Jake Skeets (he/him) is the author of Eyes Bottle Dark with a Mouthful of Flowers, winner of the National Poetry Series, American Book Award, Kate Tufts Discovery Award, and Whiting Award. His poetry and prose have appeared widely in journals and magazines such as Poetry, The New York Times, and The Paris Review. He holds an M.F.A. in Poetry from the Institute of American Indian Arts. His honors include a National Endowment for the Arts Grant for Arts Projects, a Mellon Projecting All Voices Fellowship, and the 2023-2024 Grisham Writer in Residence at the University of Mississippi. He is from the Navajo Nation and teaches at the University of Oklahoma.
Ashanti Anderson is a Black Queer Disabled poet and writer. Ashanti is the author of Black Under, which won the Spring 2020 Black River Chapbook Competition at Black Lawrence Press. Also a 2023 NEA Fellow and two-time Pushcart Prize nominee, Ashanti’s poems have appeared in POETRY magazine, World Literature Today, and elsewhere. Ashanti’s other published and produced works include essays, stage plays, screenplays, and tabletop roleplaying games (TTRPGs).
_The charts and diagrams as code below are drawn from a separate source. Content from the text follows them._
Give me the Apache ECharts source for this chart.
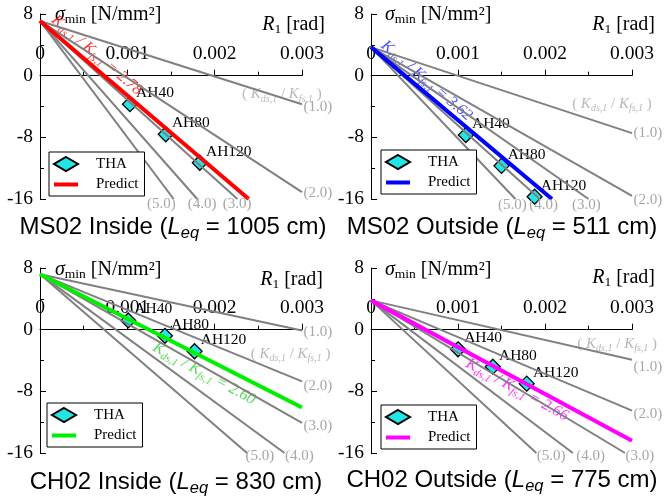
<!DOCTYPE html>
<html>
<head>
<meta charset="utf-8">
<script src="https://cdn.jsdelivr.net/npm/echarts@6/dist/echarts.min.js"></script>
<style>
  html, body { margin: 0; padding: 0; background: #fff; }
  #chart { width: 665px; height: 497px; }
</style>
</head>
<body>
<div id="chart"></div>
<script>
// ---- data ----
const panelNames = ['MS02 Inside', 'MS02 Outside', 'CH02 Inside', 'CH02 Outside']
const leqCm = [1005, 511, 830, 775]
const xTicks = [0, 0.001, 0.002, 0.003]
const yTicks = [-16, -8, 0, 8]

// stress at R1 = 0 for each panel
const sigmaStart = [7.1, 3.7, 7.2, 3.8]

// reference lines, Kds,1 / Kfs,1 = 1 .. 5, end points [R1, sigma]
const refRatios = ['1.0', '2.0', '3.0', '4.0', '5.0']
const refEnds = [
  [[0.003, -3.7], [0.003, -15.1], [0.00226, -16], [0.0018, -16], [0.00153, -16]],
  [[0.003, -7.45], [0.003, -15.6], [0.0025, -16], [0.00194, -16], [0.00166, -16]],
  [[0.003, -0.1], [0.003, -6.7], [0.003, -12.1], [0.0028, -16], [0.00237, -16]],
  [[0.003, -3.9], [0.003, -10.5], [0.00292, -16], [0.00232, -16], [0.0019, -16]]
]

// predicted line
const predictRatio = ['2.78', '3.62', '2.60', '2.66']
const predictEnd = [[0.00239, -16], [0.00208, -16], [0.003, -10.1], [0.003, -14.4]]

// THA results
const thaNames = ['AH40', 'AH80', 'AH120']
const thaR = [
  [0.00103, 0.00144, 0.00183],
  [0.00109, 0.0015, 0.00188],
  [0.00101, 0.00143, 0.00177],
  [0.001, 0.0014, 0.00179]
]
const thaSigma = [
  [-3.7, -7.6, -11.3],
  [-7.7, -11.7, -15.7],
  [1.2, -0.8, -2.8],
  [-2.55, -4.8, -7.0]
]

// ---- layout / style ----
const serif = '"Liberation Serif", "Times New Roman", serif'
const sans = '"Liberation Sans", Arial, sans-serif'
const grids = [
  { left: 40, top: 14, width: 262, height: 185 },
  { left: 371, top: 14, width: 261, height: 185 },
  { left: 40, top: 268, width: 262, height: 185 },
  { left: 371, top: 268, width: 261, height: 185 }
]
const predictColor = ['#ff0000', '#0000ff', '#00ee00', '#ff00ff']
const predictTextColor = ['#ff0000', '#2020ff', '#33cc33', '#ff00ff']
const legendPos = [[49, 152], [381, 150], [47, 403], [381, 405]]
// label offsets of the (x.x) tags from each line end
const refLabelOffset = [
  [[1, 3], [1, 1], [-15, 5], [-10, 5], [-27, 5]],
  [[1, 0], [1, 4], [-17, 6], [-11, 6], [-18, 6]],
  [[1, 2], [1, 5], [1, 3], [0, 3], [-2, 3]],
  [[1, 7], [1, 3], [0, 3], [3, 3], [0, 3]]
]
// where the rotated formula and the header tag sit (data coords)
const formulaAt = [[0.00065, 2.66], [0.00064, -0.65], [0.00188, -5.7], [0.00168, -7.8]]
const formulaRotate = [-40.6, -40.4, -28.5, -28.5]
const headerAt = [[0.00277, -2.44], [0.00277, -3.68], [0.00287, -3.1], [0.00283, -1.9]]
const titleAt = [[173, 227], [502, 227], [176, 482], [502, 480]]
const sigmaNameAt = [[55, 15], [385, 15], [55, 270], [385, 270]]
const rNameAt = [[325, 25], [655, 25], [323, 280], [655, 278]]

function kRich (size, sub, color) {
  return {
    n: { fontFamily: serif, fontSize: size, color, lineHeight: size + 4 },
    i: { fontFamily: serif, fontStyle: 'italic', fontSize: size, color, lineHeight: size + 4 },
    s: { fontFamily: serif, fontStyle: 'italic', fontSize: sub, color, lineHeight: sub, verticalAlign: 'bottom' }
  }
}

const option = {
  animation: false,
  backgroundColor: '#fff',
  grid: [],
  xAxis: [],
  yAxis: [],
  legend: [],
  series: [],
  graphic: []
}

const yMin = yTicks[0]
const yMax = yTicks[yTicks.length - 1]

for (let p = 0; p < 4; p++) {
  option.grid.push(Object.assign({ containLabel: false }, grids[p]))
  option.xAxis.push({
    gridIndex: p,
    type: 'value',
    min: xTicks[0],
    max: xTicks[xTicks.length - 1],
    interval: xTicks[1] - xTicks[0],
    // move the axis up to sigma = 0 so its labels follow it
    offset: -grids[p].height * (0 - yMin) / (yMax - yMin),
    axisLine: { onZero: false, lineStyle: { color: '#000', width: 1 } },
    axisTick: { inside: true, length: 6, lineStyle: { color: '#000' } },
    minorTick: { show: true, splitNumber: 2, length: 4, lineStyle: { color: '#000' } },
    axisLabel: {
      inside: true,
      margin: 12,
      fontFamily: serif,
      fontSize: 19.5,
      color: '#000',
      showMinLabel: true,
      showMaxLabel: true,
      formatter: v => v === 0 ? '0' : v.toFixed(3)
    },
    splitLine: { show: false }
  })
  option.yAxis.push({
    gridIndex: p,
    type: 'value',
    min: yMin,
    max: yMax,
    interval: yTicks[1] - yTicks[0],
    axisLine: { onZero: false, lineStyle: { color: '#000', width: 1 } },
    axisTick: { inside: true, length: 6, lineStyle: { color: '#000' } },
    minorTick: { show: true, splitNumber: 2, length: 4, lineStyle: { color: '#000' } },
    axisLabel: { margin: 7, fontFamily: serif, fontSize: 19.5, color: '#000' },
    splitLine: { show: false }
  })

  // gray reference lines
  refRatios.forEach((k, j) => {
    option.series.push({
      type: 'line',
      name: 'ref' + p + '_' + k,
      xAxisIndex: p,
      yAxisIndex: p,
      symbol: 'circle',
      symbolSize: 1,
      showSymbol: true,
      silent: true,
      itemStyle: { color: 'rgba(0,0,0,0)' },
      lineStyle: { color: '#808080', width: 2 },
      data: [
        [0, sigmaStart[p]],
        {
          value: refEnds[p][j],
          label: {
            show: true,
            position: 'right',
            distance: 0,
            offset: refLabelOffset[p][j],
            formatter: '(' + k + ')',
            fontFamily: serif,
            fontSize: 15,
            color: '#a6a6a6'
          }
        }
      ]
    })
  })

  // predict line
  option.series.push({
    type: 'line',
    name: 'Predict|' + p,
    xAxisIndex: p,
    yAxisIndex: p,
    symbol: 'none',
    silent: true,
    itemStyle: { color: predictColor[p] },
    lineStyle: { color: predictColor[p], width: 4 },
    data: [[0, sigmaStart[p]], predictEnd[p]]
  })

  // THA points
  option.series.push({
    type: 'scatter',
    name: 'THA|' + p,
    xAxisIndex: p,
    yAxisIndex: p,
    symbol: 'diamond',
    symbolSize: 15,
    silent: true,
    itemStyle: { color: '#22e6e6', borderColor: '#000', borderWidth: 1.3, opacity: 1 },
    label: {
      show: true,
      position: 'right',
      distance: 0,
      offset: [-2, -11],
      formatter: '{b}',
      fontFamily: serif,
      fontSize: 15.5,
      color: '#000'
    },
    data: thaR[p].map((x, i) => ({ value: [x, thaSigma[p][i]], name: thaNames[i] }))
  })

  // formula along the predict line and header tag
  option.series.push({
    type: 'scatter',
    name: 'note' + p,
    xAxisIndex: p,
    yAxisIndex: p,
    symbolSize: 1,
    silent: true,
    itemStyle: { color: 'rgba(0,0,0,0)' },
    data: [
      {
        value: formulaAt[p],
        label: {
          show: true,
          position: 'inside',
          rotate: formulaRotate[p],
          formatter: '{i|K}{s|ds,1}{i| / K}{s|fs,1}{i| = ' + predictRatio[p] + '}',
          rich: kRich(16, 11, predictTextColor[p])
        }
      },
      {
        value: headerAt[p],
        label: {
          show: true,
          position: 'inside',
          formatter: '{n|( }{i|K}{s|ds,1}{n| / }{i|K}{s|fs,1}{n| )}',
          rich: kRich(15, 10, '#a6a6a6')
        }
      }
    ]
  })

  option.legend.push({
    data: [
      { name: 'THA|' + p },
      { name: 'Predict|' + p, icon: 'path://M0,0 L24,0 L24,4 L0,4 Z' }
    ],
    formatter: n => n.split('|')[0],
    orient: 'vertical',
    left: legendPos[p][0],
    top: legendPos[p][1],
    padding: [4, 6, 4, 4],
    itemGap: 5,
    itemWidth: 24,
    itemHeight: 14,
    backgroundColor: '#fff',
    borderColor: '#000',
    borderWidth: 1,
    borderRadius: 0,
    selectedMode: false,
    textStyle: { fontFamily: serif, fontSize: 15, color: '#000', padding: [0, 0, 0, 13] }
  })

  // panel title and axis names
  option.graphic.push({
    type: 'text',
    x: titleAt[p][0],
    y: titleAt[p][1],
    silent: true,
    style: {
      text: '{t|' + panelNames[p] + ' (}{i|L}{s|eq}{t| = ' + leqCm[p] + ' cm)}',
      align: 'center',
      verticalAlign: 'middle',
      rich: {
        t: { fontFamily: sans, fontSize: 24, fill: '#000', lineHeight: 29 },
        i: { fontFamily: sans, fontStyle: 'italic', fontSize: 24, fill: '#000', lineHeight: 29 },
        s: { fontFamily: sans, fontStyle: 'italic', fontSize: 16.5, fill: '#000', lineHeight: 16, verticalAlign: 'bottom' }
      }
    }
  })
  option.graphic.push({
    type: 'text',
    x: sigmaNameAt[p][0],
    y: sigmaNameAt[p][1],
    silent: true,
    style: {
      text: '{i|σ}{s|min}{t| [N/mm²]}',
      align: 'left',
      verticalAlign: 'middle',
      rich: {
        t: { fontFamily: serif, fontSize: 20, fill: '#000', lineHeight: 23 },
        i: { fontFamily: serif, fontStyle: 'italic', fontSize: 20, fill: '#000', lineHeight: 23 },
        s: { fontFamily: serif, fontSize: 13.5, fill: '#000', lineHeight: 13, verticalAlign: 'bottom' }
      }
    }
  })
  option.graphic.push({
    type: 'text',
    x: rNameAt[p][0],
    y: rNameAt[p][1],
    silent: true,
    style: {
      text: '{i|R}{s|1}{t| [rad]}',
      align: 'right',
      verticalAlign: 'middle',
      rich: {
        t: { fontFamily: serif, fontSize: 20, fill: '#000', lineHeight: 23 },
        i: { fontFamily: serif, fontStyle: 'italic', fontSize: 20, fill: '#000', lineHeight: 23 },
        s: { fontFamily: serif, fontSize: 13.5, fill: '#000', lineHeight: 13, verticalAlign: 'bottom' }
      }
    }
  })
}

const chart = echarts.init(document.getElementById('chart'), null, { renderer: 'canvas' })
chart.setOption(option)
</script>
</body>
</html>
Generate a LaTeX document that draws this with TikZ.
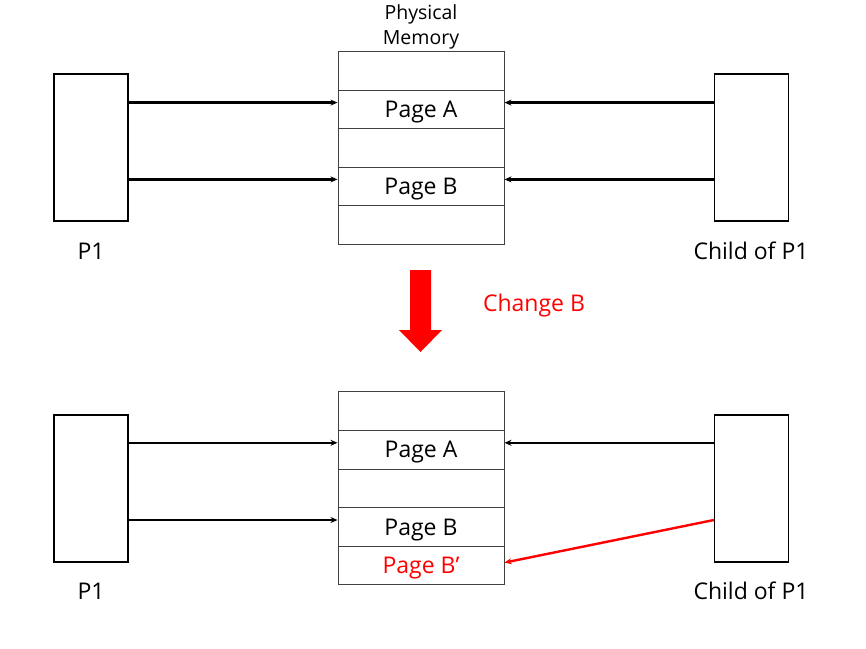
\documentclass[tikz,border=0pt]{standalone}
\usepackage{fontspec}
\setmainfont{Open Sans}
\usetikzlibrary{arrows.meta}
\begin{document}
\begin{tikzpicture}[x=1pt,y=-1pt,
  procbox/.style={draw=black,line width=1.3pt,minimum width=74pt,minimum height=147pt,inner sep=0pt},
  cell/.style={draw=black!75,line width=1pt,minimum width=166pt,minimum height=38.5pt,inner sep=0pt,text height=16pt,text depth=0pt,font=\fontsize{23}{26}\selectfont},
  lbl/.style={font=\fontsize{23}{26}\selectfont,inner sep=0pt},
  ptr/.style={line width=2.4pt,-{Stealth[length=7pt,width=6pt]}},
  redptr/.style={ptr,draw=red,-{Stealth[length=7pt,width=6pt]}}]
\useasboundingbox (0,0) rectangle (866,648);
% Top
\node[lbl,align=center,font=\fontsize{19.5}{25}\selectfont] (title) at (421,27) {Physical\\Memory};
\foreach \i/\t in {0/,1/Page A,2/,3/Page B,4/}{
  \node[cell] (t\i) at (421,71.2+38.4*\i) {\t};
}
\node[procbox] (p1) at (91,147.5) {};
\node[procbox] (c1) at (751.5,147.5) {};
\node[lbl] (p1l) at (91,251) {P1};
\node[lbl] (c1l) at (751,251) {Child of P1};
\draw[ptr] ([yshift=7pt]p1.east |- t1) -- ([yshift=7pt]t1.west);
\draw[ptr] ([yshift=7pt]p1.east |- t3) -- ([yshift=7pt]t3.west);
\draw[ptr] ([yshift=7pt]c1.west |- t1) -- ([yshift=7pt]t1.east);
\draw[ptr] ([yshift=7pt]c1.west |- t3) -- ([yshift=7pt]t3.east);
% Big arrow
\fill[red] (410,270) -- (431,270) -- (431,330) -- (442,330) -- (420.5,352) -- (399,330) -- (410,330) -- cycle;
\node[lbl,text=red] (chg) at (534,306) {Change B};
% Bottom
\foreach \i/\t in {0/,1/Page A,2/,3/Page B}{
  \node[cell] (b\i) at (421,411.2+38.6*\i) {\t};
}
\node[cell,text=red] (b4) at (421,411.2+38.6*4) {Page B’};
\node[procbox] (p2) at (91,488.5) {};
\node[procbox] (c2) at (751.5,488.5) {};
\node[lbl] (p2l) at (91,591) {P1};
\node[lbl] (c2l) at (751,591) {Child of P1};
\draw[ptr] ([yshift=7pt]p2.east |- b1) -- ([yshift=7pt]b1.west);
\draw[ptr] ([yshift=7pt]p2.east |- b3) -- ([yshift=7pt]b3.west);
\draw[ptr] ([yshift=7pt]c2.west |- b1) -- ([yshift=7pt]b1.east);
\coordinate (cr) at ([yshift=7pt]c2.west |- b3);
\draw[redptr] (cr) -- ([yshift=3pt]b4.east);
\end{tikzpicture}
\end{document}
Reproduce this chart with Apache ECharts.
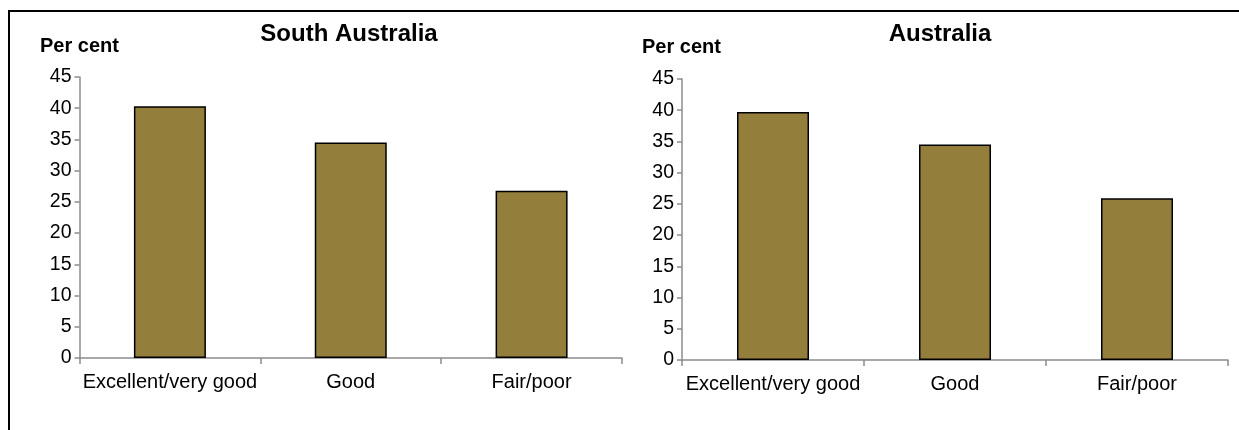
<!DOCTYPE html>
<html>
<head>
<meta charset="utf-8">
<script src="https://cdn.jsdelivr.net/npm/echarts@6/dist/echarts.min.js"></script>
<style>
html,body{margin:0;padding:0;background:#fff;}
#chart{width:1239px;height:430px;}
</style>
</head>
<body>
<div id="chart"></div>
<script>
const categories = ['Excellent/very good', 'Good', 'Fair/poor'];
const southAustralia = [40.3, 34.5, 26.8];
const australia = [39.7, 34.5, 25.9];
const panelTitles = ['South Australia', 'Australia'];
const yAxisName = 'Per cent';
const yMin = 0, yMax = 45, yStep = 5;

const FONT = '"Liberation Sans", Arial, sans-serif';
const BAR = '#937E3C';
const AXIS = '#8C8C8C';

function xAxisFor(i) {
  return {
    type: 'category', gridIndex: i, data: categories,
    boundaryGap: true,
    axisLine: {show: true, lineStyle: {color: AXIS, width: 1.5}},
    axisTick: {show: true, alignWithLabel: false, length: 6, lineStyle: {color: AXIS, width: 1.5}},
    axisLabel: {color: '#000', fontSize: 20, fontFamily: FONT, margin: 14, interval: 0}
  };
}
function yAxisFor(i) {
  return {
    type: 'value', gridIndex: i, min: yMin, max: yMax, interval: yStep,
    axisLine: {show: true, lineStyle: {color: AXIS, width: 1.5}},
    axisTick: {show: true, length: 5, lineStyle: {color: AXIS, width: 1.5}},
    splitLine: {show: false},
    axisLabel: {color: '#000', fontSize: 19.5, fontFamily: FONT, margin: 8}
  };
}
function barSeries(i, data) {
  return {
    type: 'bar', xAxisIndex: i, yAxisIndex: i, data: data,
    barWidth: 72,
    itemStyle: {color: BAR, borderColor: '#000', borderWidth: 1.5},
    silent: true
  };
}

const chart = echarts.init(document.getElementById('chart'), null, {renderer: 'canvas'});
chart.setOption({
  animation: false,
  backgroundColor: '#fff',
  title: [
    {text: panelTitles[0], left: 344, top: 17, textAlign: 'center',
     textStyle: {fontSize: 24, fontWeight: 'bold', color: '#000', fontFamily: FONT}},
    {text: panelTitles[1], left: 935, top: 17, textAlign: 'center',
     textStyle: {fontSize: 24, fontWeight: 'bold', color: '#000', fontFamily: FONT}},
    {text: yAxisName, left: 35, top: 31,
     textStyle: {fontSize: 20, fontWeight: 'bold', color: '#000', fontFamily: FONT}},
    {text: yAxisName, left: 637, top: 32,
     textStyle: {fontSize: 20, fontWeight: 'bold', color: '#000', fontFamily: FONT}}
  ],
  grid: [
    {left: 79.5, top: 77, width: 542.5, height: 281, containLabel: false},
    {left: 682, top: 79, width: 546, height: 281, containLabel: false}
  ],
  xAxis: [xAxisFor(0), xAxisFor(1)],
  yAxis: [yAxisFor(0), yAxisFor(1)],
  series: [barSeries(0, southAustralia), barSeries(1, australia)],
  graphic: [
    {type: 'rect', shape: {x: 9, y: 11, width: 1400, height: 600},
     style: {fill: 'none', stroke: '#000', lineWidth: 2}, silent: true, z: 100}
  ]
});
</script>
</body>
</html>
About Place Journal Submission Guidelines
About Place Journal is published twice a year, in spring and fall. A new Call for Submissions is posted twice a year. Please review the current call and follow any specific genres called for in the upcoming issue.
Work can include:
- Poetry: up to 3 pieces which do not exceed 50 lines each. Acceptable file types include doc, docx & rtf. If your poetry submission contains special formatting, we suggest submitting a PDF in addition to your Word doc.
- Fiction, essays, creative nonfiction and other prose: up to 3 pieces which do not exceed 4000 words each. Acceptable file types include doc, docx & rtf.
- Audio/Visual artwork: up to 5 photos, paintings, prints or other forms of art. Acceptable file types include jpg & tiff for art/photography, mp3 for audio & mp4 and mov for video. Please include the title of each artwork in the cover letter area.
- The total number of submitted pieces cannot exceed 5, even if your submission includes items from several genre categories.
Each submission must be accompanied by a bio in doc, docx or rtf format. Bios should be in the third person and not exceed 150 words. Please include your website, Twitter and Instagram links if desired.
By submitting, you guarantee you hold the rights to the work, and you grant About Place Journal the rights to publish the submitted work with first serial rights (FNASR). After publication, rights revert to the author. Original, previously unpublished work only. All pieces must be submitted through Submittable.